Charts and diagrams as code
---

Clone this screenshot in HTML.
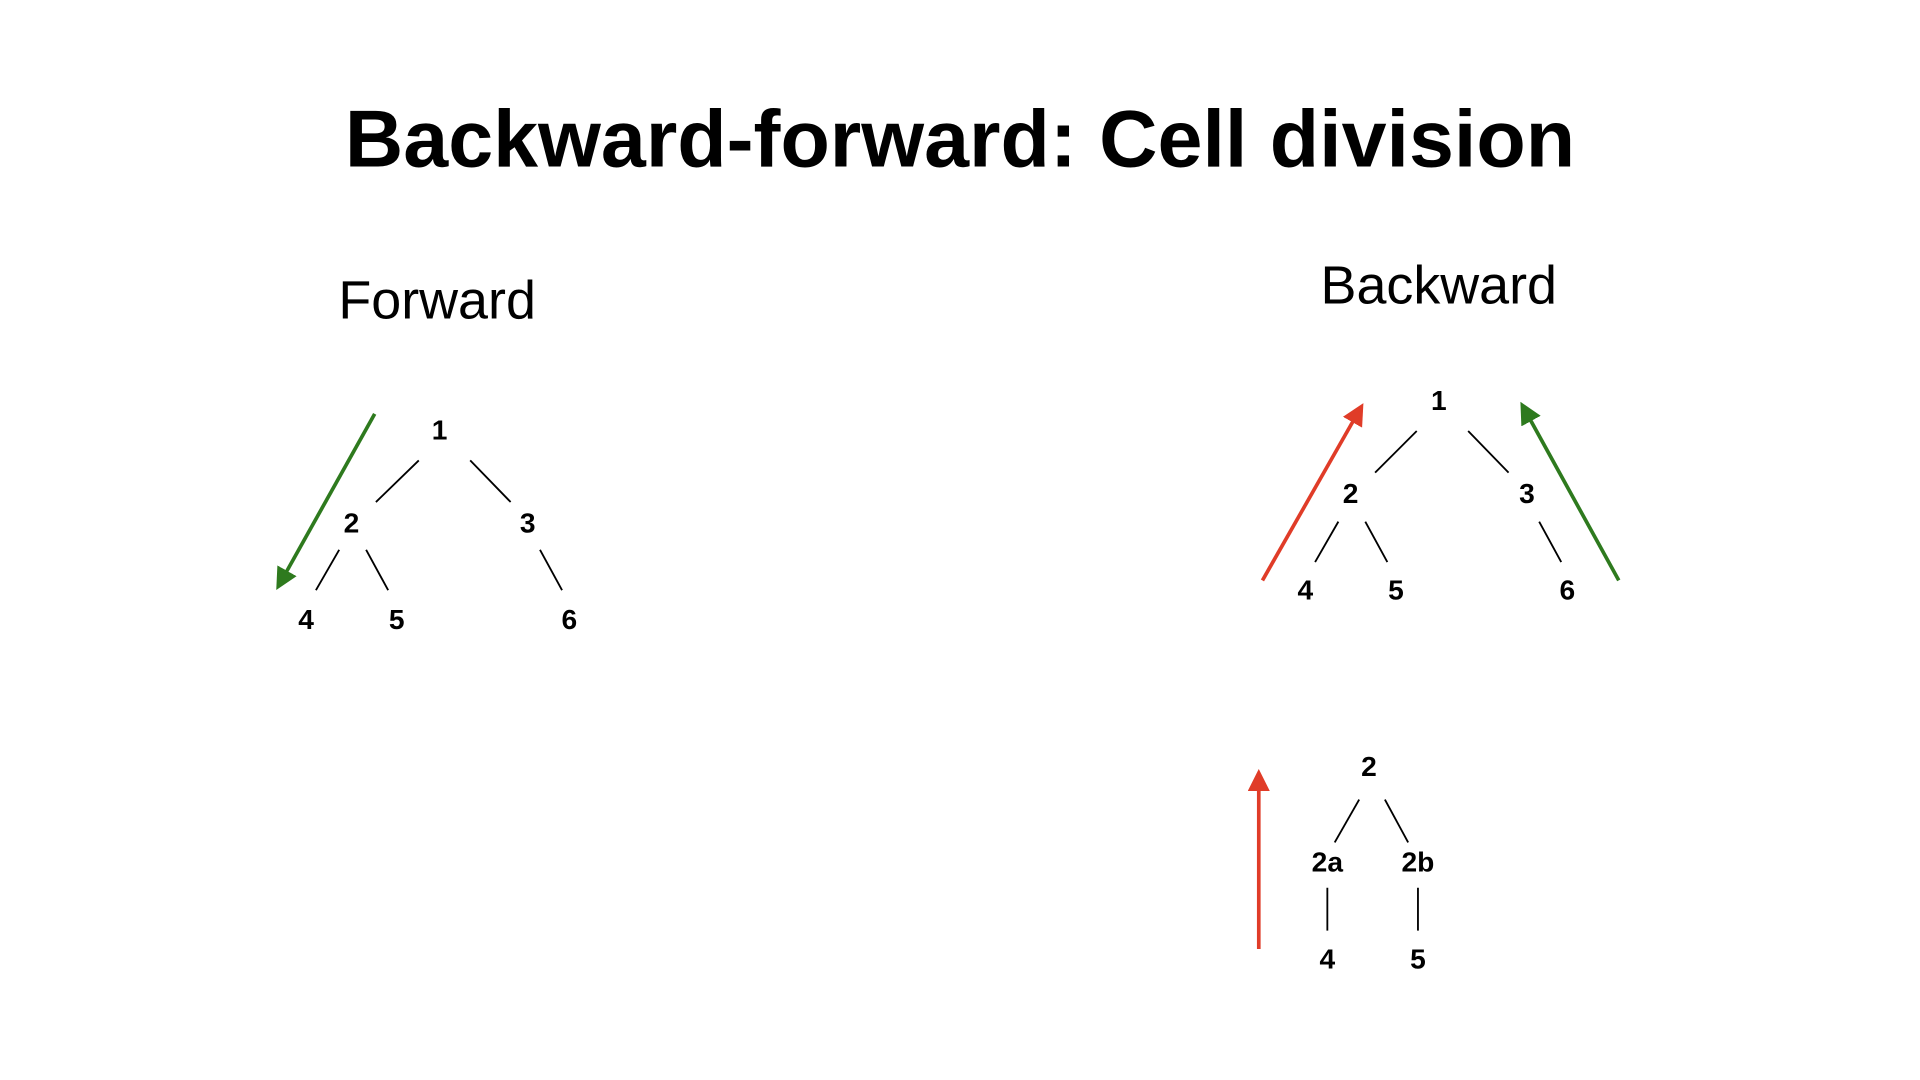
<!DOCTYPE html>
<html><head><meta charset="utf-8"><style>
html,body{margin:0;padding:0;background:#fff;width:1920px;height:1080px;overflow:hidden}
svg{display:block}
text{font-family:"Liberation Sans",Arial,sans-serif;fill:#000}
.n{font-weight:bold;font-size:23px;text-anchor:middle;dominant-baseline:central}
line.e{stroke:#000;stroke-width:1.5}
</style></head><body>
<svg width="1920" height="1080" viewBox="0 0 1568 882">
<defs>
<marker id="ag" markerWidth="6" markerHeight="6" refX="3" refY="3" orient="auto" markerUnits="strokeWidth"><path d="M0,0 L6,3 L0,6 z" fill="#2e7a1e"/></marker>
<marker id="ar" markerWidth="6" markerHeight="6" refX="3" refY="3" orient="auto" markerUnits="strokeWidth"><path d="M0,0 L6,3 L0,6 z" fill="#e03c28"/></marker>
</defs>
<text x="784" y="136" font-size="66" font-weight="bold" text-anchor="middle">Backward-forward: Cell division</text>
<text x="357" y="260" font-size="44" text-anchor="middle">Forward</text>
<text x="1175" y="248" font-size="44" text-anchor="middle">Backward</text>

<g>
<text class="n" x="359" y="351">1</text><text class="n" x="287" y="427">2</text><text class="n" x="431" y="427">3</text>
<text class="n" x="250" y="506">4</text><text class="n" x="324" y="506">5</text><text class="n" x="465" y="506">6</text>
<line class="e" x1="342" y1="376" x2="307" y2="410"/><line class="e" x1="384" y1="376" x2="417" y2="410"/>
<line class="e" x1="277" y1="449" x2="258" y2="482"/><line class="e" x1="299" y1="449" x2="317" y2="482"/>
<line class="e" x1="441" y1="449" x2="459" y2="482"/>
</g>
<line x1="306" y1="338" x2="230" y2="474" stroke="#2e7a1e" stroke-width="3" marker-end="url(#ag)"/>

<g>
<text class="n" x="1175" y="327">1</text><text class="n" x="1103" y="403">2</text><text class="n" x="1247" y="403">3</text>
<text class="n" x="1066" y="482">4</text><text class="n" x="1140" y="482">5</text><text class="n" x="1280" y="482">6</text>
<line class="e" x1="1157" y1="352" x2="1123" y2="386"/><line class="e" x1="1199" y1="352" x2="1232" y2="386"/>
<line class="e" x1="1093" y1="426" x2="1074" y2="459"/><line class="e" x1="1115" y1="426" x2="1133" y2="459"/>
<line class="e" x1="1257" y1="426" x2="1275" y2="459"/>
</g>
<line x1="1031" y1="474" x2="1109" y2="337" stroke="#e03c28" stroke-width="3" marker-end="url(#ar)"/>
<line x1="1322" y1="474" x2="1246" y2="336" stroke="#2e7a1e" stroke-width="3" marker-end="url(#ag)"/>

<g>
<text class="n" x="1118" y="626">2</text><text class="n" x="1084" y="704">2a</text><text class="n" x="1158" y="704">2b</text>
<text class="n" x="1084" y="783">4</text><text class="n" x="1158" y="783">5</text>
<line class="e" x1="1110" y1="653" x2="1090" y2="688"/><line class="e" x1="1131" y1="653" x2="1150" y2="688"/>
<line class="e" x1="1084" y1="725" x2="1084" y2="760"/><line class="e" x1="1158" y1="725" x2="1158" y2="760"/>
</g>
<line x1="1028" y1="775" x2="1028" y2="637" stroke="#e03c28" stroke-width="3" marker-end="url(#ar)"/>
</svg>
</body></html>
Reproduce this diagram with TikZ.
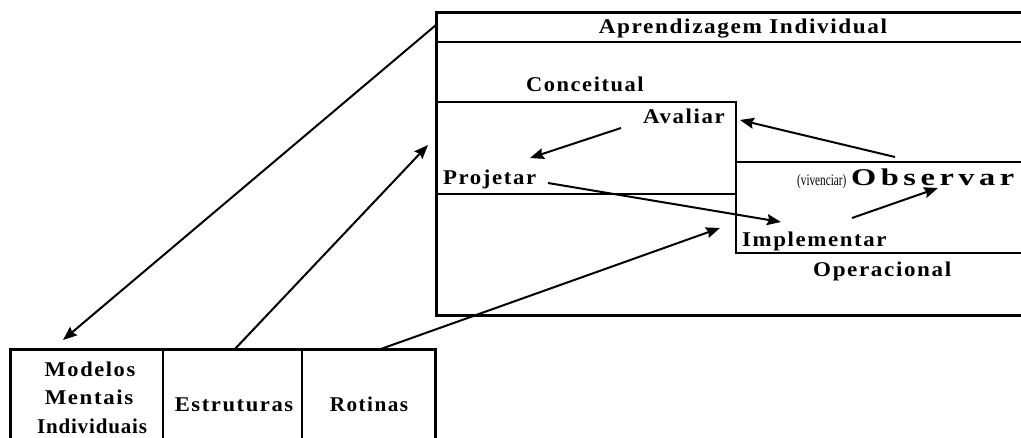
\documentclass[tikz,border=0pt]{standalone}
\usepackage{fontspec}
\usepackage{graphicx}
\setmainfont{Liberation Serif}
\usetikzlibrary{arrows.meta}
\newcommand\lsp[1]{\addfontfeature{LetterSpace=#1}}
\newcommand\sx[2]{\scalebox{#1}[1]{\lsp{7}#2}}
\begin{document}
\begin{tikzpicture}[x=1pt,y=-1pt,
  lbl/.style={inner sep=0pt, font=\fontsize{21}{24}\selectfont\bfseries},
  small/.style={inner sep=0pt, font=\fontsize{16}{18}\selectfont},
  box/.style={line width=3pt},
  inner/.style={line width=2.5pt},
  conn/.style={line width=2pt},
  arr/.style={conn, -{Stealth[length=14pt,width=11pt,inset=2pt]}}]
\useasboundingbox (0,0) rectangle (1021,438);
\fill[white] (0,0) rectangle (1021,438);
% big box
\draw[box] (1021,13) -| (436,316) -- (1021,316);
\draw[inner] (436,42) -- (1021,42);
% conceptual box
\draw[inner] (436,102) -| (736,194) -- (436,194);
% operational box
\draw[inner] (1021,162) -| (736,253) -- (1021,253);
% bottom box
\draw[box] (10,442) |- (435,350) -- (435,442);
\draw[inner] (163,350) -- (163,442);
\draw[inner] (302,350) -- (302,442);
% labels
\node[lbl, anchor=base] (title) at (743,34) {\sx{1.105}{Aprendizagem Individual}};
\node[lbl, anchor=base west] (conc) at (526,92) {\sx{1.067}{Conceitual}};
\node[lbl, anchor=base west] (aval) at (643,124) {\sx{1.09}{Avaliar}};
\node[lbl, anchor=base west] (proj) at (443,185) {\sx{1.085}{Projetar}};
\node[small, anchor=base west] (viv) at (797,186) {\scalebox{0.7}[1]{(vivenciar)}};
\node[lbl, anchor=base west, font=\fontsize{24}{27}\selectfont\bfseries] (obs) at (851,186) {\scalebox{1.35}[1]{\lsp{14}Observar}};
\node[lbl, anchor=base west] (impl) at (742,247) {\sx{1.09}{Implementar}};
\node[lbl, anchor=base west] (oper) at (813,277) {\sx{1.10}{Operacional}};
\node[lbl, anchor=base] (mod) at (90,377) {\sx{1.07}{Modelos}};
\node[lbl, anchor=base] (ment) at (89,405) {\sx{1.09}{Mentais}};
\node[lbl, anchor=base] (indiv) at (92,434) {\scalebox{1.0}[1]{\lsp{4}Individuais}};
\node[lbl, anchor=base] (estr) at (234,412) {\sx{1.076}{Estruturas}};
\node[lbl, anchor=base] (rot) at (369,412) {\sx{1.01}{Rotinas}};
% connector ends
\coordinate (bigTL) at (436,25);
\coordinate (mmEnd) at (63,340);
\coordinate (estTop) at (234,350);
\coordinate (estEnd) at (428,145);
\coordinate (rotTop) at (378,350);
\coordinate (impIn) at (720,228);
\coordinate (obsA) at (895,157);
\coordinate (avaA) at (740,120);
\coordinate (avaB) at (621,128);
\coordinate (proA) at (530,158);
\coordinate (proB) at (548,183);
\coordinate (impA) at (781,222);
\coordinate (impB) at (852,218);
\coordinate (obsB) at (938,188);
% connectors
\draw[arr] (bigTL) -- (mmEnd);
\draw[arr] (estTop) -- (estEnd);
\draw[arr] (rotTop) -- (impIn);
\draw[arr] (obsA) -- (avaA);
\draw[arr] (avaB) -- (proA);
\draw[arr] (proB) -- (impA);
\draw[arr] (impB) -- (obsB);
\end{tikzpicture}
\end{document}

---

### WRITTEN PROBLEM
Return the material exactly as given, apart from the pictures.

### ANSWER FOR THE TASK
Clone this screenshot in HTML.
<!DOCTYPE html>
<html><head><meta charset="utf-8"><style>
html,body{margin:0;padding:0;background:#fff;width:1920px;height:1080px;overflow:hidden}
svg{display:block}
text{font-family:"Liberation Sans",Arial,sans-serif;fill:#000}
.n{font-weight:bold;font-size:23px;text-anchor:middle;dominant-baseline:central}
line.e{stroke:#000;stroke-width:1.5}
</style></head><body>
<svg width="1920" height="1080" viewBox="0 0 1568 882">
<defs>
<marker id="ag" markerWidth="6" markerHeight="6" refX="3" refY="3" orient="auto" markerUnits="strokeWidth"><path d="M0,0 L6,3 L0,6 z" fill="#2e7a1e"/></marker>
<marker id="ar" markerWidth="6" markerHeight="6" refX="3" refY="3" orient="auto" markerUnits="strokeWidth"><path d="M0,0 L6,3 L0,6 z" fill="#e03c28"/></marker>
</defs>
<text x="784" y="136" font-size="66" font-weight="bold" text-anchor="middle">Backward-forward: Cell division</text>
<text x="357" y="260" font-size="44" text-anchor="middle">Forward</text>
<text x="1175" y="248" font-size="44" text-anchor="middle">Backward</text>

<g>
<text class="n" x="359" y="351">1</text><text class="n" x="287" y="427">2</text><text class="n" x="431" y="427">3</text>
<text class="n" x="250" y="506">4</text><text class="n" x="324" y="506">5</text><text class="n" x="465" y="506">6</text>
<line class="e" x1="342" y1="376" x2="307" y2="410"/><line class="e" x1="384" y1="376" x2="417" y2="410"/>
<line class="e" x1="277" y1="449" x2="258" y2="482"/><line class="e" x1="299" y1="449" x2="317" y2="482"/>
<line class="e" x1="441" y1="449" x2="459" y2="482"/>
</g>
<line x1="306" y1="338" x2="230" y2="474" stroke="#2e7a1e" stroke-width="3" marker-end="url(#ag)"/>

<g>
<text class="n" x="1175" y="327">1</text><text class="n" x="1103" y="403">2</text><text class="n" x="1247" y="403">3</text>
<text class="n" x="1066" y="482">4</text><text class="n" x="1140" y="482">5</text><text class="n" x="1280" y="482">6</text>
<line class="e" x1="1157" y1="352" x2="1123" y2="386"/><line class="e" x1="1199" y1="352" x2="1232" y2="386"/>
<line class="e" x1="1093" y1="426" x2="1074" y2="459"/><line class="e" x1="1115" y1="426" x2="1133" y2="459"/>
<line class="e" x1="1257" y1="426" x2="1275" y2="459"/>
</g>
<line x1="1031" y1="474" x2="1109" y2="337" stroke="#e03c28" stroke-width="3" marker-end="url(#ar)"/>
<line x1="1322" y1="474" x2="1246" y2="336" stroke="#2e7a1e" stroke-width="3" marker-end="url(#ag)"/>

<g>
<text class="n" x="1118" y="626">2</text><text class="n" x="1084" y="704">2a</text><text class="n" x="1158" y="704">2b</text>
<text class="n" x="1084" y="783">4</text><text class="n" x="1158" y="783">5</text>
<line class="e" x1="1110" y1="653" x2="1090" y2="688"/><line class="e" x1="1131" y1="653" x2="1150" y2="688"/>
<line class="e" x1="1084" y1="725" x2="1084" y2="760"/><line class="e" x1="1158" y1="725" x2="1158" y2="760"/>
</g>
<line x1="1028" y1="775" x2="1028" y2="637" stroke="#e03c28" stroke-width="3" marker-end="url(#ar)"/>
</svg>
</body></html>
Reproduce this diagram with TikZ.
\documentclass[tikz,border=0pt]{standalone}
\usepackage{fontspec}
\usepackage{graphicx}
\setmainfont{Liberation Serif}
\usetikzlibrary{arrows.meta}
\newcommand\lsp[1]{\addfontfeature{LetterSpace=#1}}
\newcommand\sx[2]{\scalebox{#1}[1]{\lsp{7}#2}}
\begin{document}
\begin{tikzpicture}[x=1pt,y=-1pt,
  lbl/.style={inner sep=0pt, font=\fontsize{21}{24}\selectfont\bfseries},
  small/.style={inner sep=0pt, font=\fontsize{16}{18}\selectfont},
  box/.style={line width=3pt},
  inner/.style={line width=2.5pt},
  conn/.style={line width=2pt},
  arr/.style={conn, -{Stealth[length=14pt,width=11pt,inset=2pt]}}]
\useasboundingbox (0,0) rectangle (1021,438);
\fill[white] (0,0) rectangle (1021,438);
% big box
\draw[box] (1021,13) -| (436,316) -- (1021,316);
\draw[inner] (436,42) -- (1021,42);
% conceptual box
\draw[inner] (436,102) -| (736,194) -- (436,194);
% operational box
\draw[inner] (1021,162) -| (736,253) -- (1021,253);
% bottom box
\draw[box] (10,442) |- (435,350) -- (435,442);
\draw[inner] (163,350) -- (163,442);
\draw[inner] (302,350) -- (302,442);
% labels
\node[lbl, anchor=base] (title) at (743,34) {\sx{1.105}{Aprendizagem Individual}};
\node[lbl, anchor=base west] (conc) at (526,92) {\sx{1.067}{Conceitual}};
\node[lbl, anchor=base west] (aval) at (643,124) {\sx{1.09}{Avaliar}};
\node[lbl, anchor=base west] (proj) at (443,185) {\sx{1.085}{Projetar}};
\node[small, anchor=base west] (viv) at (797,186) {\scalebox{0.7}[1]{(vivenciar)}};
\node[lbl, anchor=base west, font=\fontsize{24}{27}\selectfont\bfseries] (obs) at (851,186) {\scalebox{1.35}[1]{\lsp{14}Observar}};
\node[lbl, anchor=base west] (impl) at (742,247) {\sx{1.09}{Implementar}};
\node[lbl, anchor=base west] (oper) at (813,277) {\sx{1.10}{Operacional}};
\node[lbl, anchor=base] (mod) at (90,377) {\sx{1.07}{Modelos}};
\node[lbl, anchor=base] (ment) at (89,405) {\sx{1.09}{Mentais}};
\node[lbl, anchor=base] (indiv) at (92,434) {\scalebox{1.0}[1]{\lsp{4}Individuais}};
\node[lbl, anchor=base] (estr) at (234,412) {\sx{1.076}{Estruturas}};
\node[lbl, anchor=base] (rot) at (369,412) {\sx{1.01}{Rotinas}};
% connector ends
\coordinate (bigTL) at (436,25);
\coordinate (mmEnd) at (63,340);
\coordinate (estTop) at (234,350);
\coordinate (estEnd) at (428,145);
\coordinate (rotTop) at (378,350);
\coordinate (impIn) at (720,228);
\coordinate (obsA) at (895,157);
\coordinate (avaA) at (740,120);
\coordinate (avaB) at (621,128);
\coordinate (proA) at (530,158);
\coordinate (proB) at (548,183);
\coordinate (impA) at (781,222);
\coordinate (impB) at (852,218);
\coordinate (obsB) at (938,188);
% connectors
\draw[arr] (bigTL) -- (mmEnd);
\draw[arr] (estTop) -- (estEnd);
\draw[arr] (rotTop) -- (impIn);
\draw[arr] (obsA) -- (avaA);
\draw[arr] (avaB) -- (proA);
\draw[arr] (proB) -- (impA);
\draw[arr] (impB) -- (obsB);
\end{tikzpicture}
\end{document}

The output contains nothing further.